> WHAT IS REQUIRED
Reproduce the full listing below unchanged, apart from the pictures.

> DATA SHOWN
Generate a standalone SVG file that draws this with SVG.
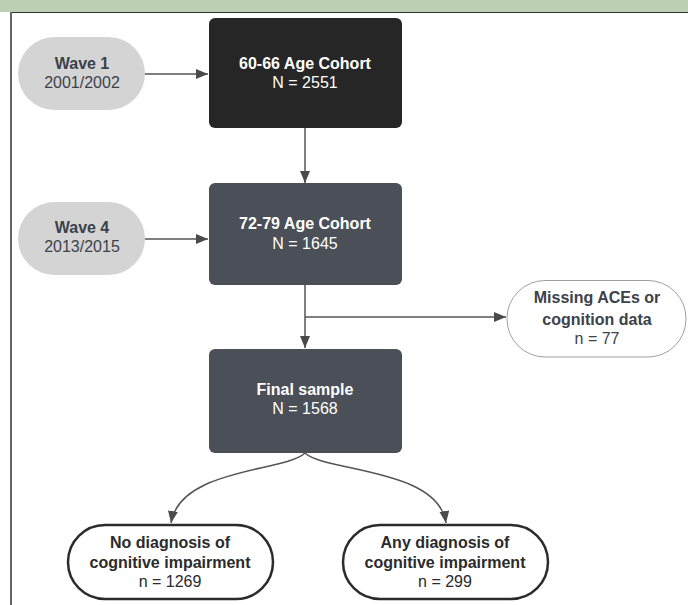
<svg xmlns="http://www.w3.org/2000/svg" width="688" height="605" viewBox="0 0 688 605">
  <defs>
    <marker id="ah" viewBox="0 0 12 10" refX="12" refY="5" markerWidth="12" markerHeight="10" markerUnits="userSpaceOnUse" orient="auto">
      <path d="M0,0 L12,5 L0,10 Z" fill="#4a4a4a"/>
    </marker>
    <style>
      .t { font-family: "Liberation Sans", Arial, sans-serif; font-size: 16px; text-anchor: middle; }
      .b { font-weight: bold; }
      .w { fill: #ffffff; }
      .g { fill: #3c414a; }
      .k { fill: #2b2b2b; }
      .pill { fill: #d4d4d4; }
      .dark { fill: #262626; }
      .slate { fill: #4b4f58; }
      .conn { fill: none; stroke: #555555; stroke-width: 1.5; marker-end: url(#ah); }
    </style>
  </defs>

  <rect x="0" y="0" width="688" height="605" fill="#ffffff"/>
  <rect x="0" y="0" width="688" height="12" fill="#bccfb3"/>
  <line x1="10" y1="12.5" x2="688" y2="12.5" stroke="#333333" stroke-width="1.2"/>
  <line x1="11" y1="12" x2="11" y2="605" stroke="#666666" stroke-width="2"/>

  <g id="connectors">
    <line class="conn" x1="145" y1="74" x2="208" y2="74"/>
    <line class="conn" x1="305" y1="128" x2="305" y2="183"/>
    <line class="conn" x1="145" y1="239" x2="208" y2="239"/>
    <line class="conn" x1="305" y1="285" x2="305" y2="348"/>
    <line class="conn" x1="305" y1="317" x2="506" y2="317"/>
    <path class="conn" d="M305,453 C285,472 180,468 171,523"/>
    <path class="conn" d="M305,453 C325,472 438,468 446,523"/>
  </g>

  <g id="wave1">
    <rect class="pill" x="18" y="37" width="127" height="73" rx="36.5"/>
    <text class="t b g" x="82" y="69">Wave 1</text>
    <text class="t g" x="82" y="88">2001/2002</text>
  </g>

  <g id="cohort6066">
    <rect class="dark" x="209" y="18" width="193" height="110" rx="6"/>
    <text class="t b w" x="305" y="69">60-66 Age Cohort</text>
    <text class="t w" x="305" y="88">N = 2551</text>
  </g>

  <g id="wave4">
    <rect class="pill" x="18" y="202" width="127" height="73" rx="36.5"/>
    <text class="t b g" x="82" y="233">Wave 4</text>
    <text class="t g" x="82" y="252">2013/2015</text>
  </g>

  <g id="cohort7279">
    <rect class="slate" x="209" y="183" width="193" height="102" rx="6"/>
    <text class="t b w" x="305" y="229">72-79 Age Cohort</text>
    <text class="t w" x="305" y="249">N = 1645</text>
  </g>

  <g id="missing">
    <rect x="507" y="280.5" width="179" height="76.5" rx="38" fill="#ffffff" stroke="#a0a0a0" stroke-width="1"/>
    <text class="t b g" x="597" y="303">Missing ACEs or</text>
    <text class="t b g" x="597" y="325">cognition data</text>
    <text class="t g" x="597" y="344">n = 77</text>
  </g>

  <g id="final">
    <rect class="slate" x="209" y="349" width="193" height="104" rx="6"/>
    <text class="t b w" x="305" y="395">Final sample</text>
    <text class="t w" x="305" y="414">N = 1568</text>
  </g>

  <g id="nodiag">
    <rect x="68" y="525" width="205" height="74" rx="37" fill="#ffffff" stroke="#2b2b2b" stroke-width="2.5"/>
    <text class="t b k" x="170" y="548">No diagnosis of</text>
    <text class="t b k" x="170" y="568">cognitive impairment</text>
    <text class="t k" x="170" y="587">n = 1269</text>
  </g>

  <g id="anydiag">
    <rect x="343" y="525" width="205" height="74" rx="37" fill="#ffffff" stroke="#2b2b2b" stroke-width="2.5"/>
    <text class="t b k" x="445" y="548">Any diagnosis of</text>
    <text class="t b k" x="445" y="568">cognitive impairment</text>
    <text class="t k" x="445" y="587">n = 299</text>
  </g>
</svg>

> ANSWER FOR THE TASK
Generate a standalone SVG file that draws this with SVG.
<svg xmlns="http://www.w3.org/2000/svg" width="688" height="605" viewBox="0 0 688 605">
  <defs>
    <marker id="ah" viewBox="0 0 12 10" refX="12" refY="5" markerWidth="12" markerHeight="10" markerUnits="userSpaceOnUse" orient="auto">
      <path d="M0,0 L12,5 L0,10 Z" fill="#4a4a4a"/>
    </marker>
    <style>
      .t { font-family: "Liberation Sans", Arial, sans-serif; font-size: 16px; text-anchor: middle; }
      .b { font-weight: bold; }
      .w { fill: #ffffff; }
      .g { fill: #3c414a; }
      .k { fill: #2b2b2b; }
      .pill { fill: #d4d4d4; }
      .dark { fill: #262626; }
      .slate { fill: #4b4f58; }
      .conn { fill: none; stroke: #555555; stroke-width: 1.5; marker-end: url(#ah); }
    </style>
  </defs>

  <rect x="0" y="0" width="688" height="605" fill="#ffffff"/>
  <rect x="0" y="0" width="688" height="12" fill="#bccfb3"/>
  <line x1="10" y1="12.5" x2="688" y2="12.5" stroke="#333333" stroke-width="1.2"/>
  <line x1="11" y1="12" x2="11" y2="605" stroke="#666666" stroke-width="2"/>

  <g id="connectors">
    <line class="conn" x1="145" y1="74" x2="208" y2="74"/>
    <line class="conn" x1="305" y1="128" x2="305" y2="183"/>
    <line class="conn" x1="145" y1="239" x2="208" y2="239"/>
    <line class="conn" x1="305" y1="285" x2="305" y2="348"/>
    <line class="conn" x1="305" y1="317" x2="506" y2="317"/>
    <path class="conn" d="M305,453 C285,472 180,468 171,523"/>
    <path class="conn" d="M305,453 C325,472 438,468 446,523"/>
  </g>

  <g id="wave1">
    <rect class="pill" x="18" y="37" width="127" height="73" rx="36.5"/>
    <text class="t b g" x="82" y="69">Wave 1</text>
    <text class="t g" x="82" y="88">2001/2002</text>
  </g>

  <g id="cohort6066">
    <rect class="dark" x="209" y="18" width="193" height="110" rx="6"/>
    <text class="t b w" x="305" y="69">60-66 Age Cohort</text>
    <text class="t w" x="305" y="88">N = 2551</text>
  </g>

  <g id="wave4">
    <rect class="pill" x="18" y="202" width="127" height="73" rx="36.5"/>
    <text class="t b g" x="82" y="233">Wave 4</text>
    <text class="t g" x="82" y="252">2013/2015</text>
  </g>

  <g id="cohort7279">
    <rect class="slate" x="209" y="183" width="193" height="102" rx="6"/>
    <text class="t b w" x="305" y="229">72-79 Age Cohort</text>
    <text class="t w" x="305" y="249">N = 1645</text>
  </g>

  <g id="missing">
    <rect x="507" y="280.5" width="179" height="76.5" rx="38" fill="#ffffff" stroke="#a0a0a0" stroke-width="1"/>
    <text class="t b g" x="597" y="303">Missing ACEs or</text>
    <text class="t b g" x="597" y="325">cognition data</text>
    <text class="t g" x="597" y="344">n = 77</text>
  </g>

  <g id="final">
    <rect class="slate" x="209" y="349" width="193" height="104" rx="6"/>
    <text class="t b w" x="305" y="395">Final sample</text>
    <text class="t w" x="305" y="414">N = 1568</text>
  </g>

  <g id="nodiag">
    <rect x="68" y="525" width="205" height="74" rx="37" fill="#ffffff" stroke="#2b2b2b" stroke-width="2.5"/>
    <text class="t b k" x="170" y="548">No diagnosis of</text>
    <text class="t b k" x="170" y="568">cognitive impairment</text>
    <text class="t k" x="170" y="587">n = 1269</text>
  </g>

  <g id="anydiag">
    <rect x="343" y="525" width="205" height="74" rx="37" fill="#ffffff" stroke="#2b2b2b" stroke-width="2.5"/>
    <text class="t b k" x="445" y="548">Any diagnosis of</text>
    <text class="t b k" x="445" y="568">cognitive impairment</text>
    <text class="t k" x="445" y="587">n = 299</text>
  </g>
</svg>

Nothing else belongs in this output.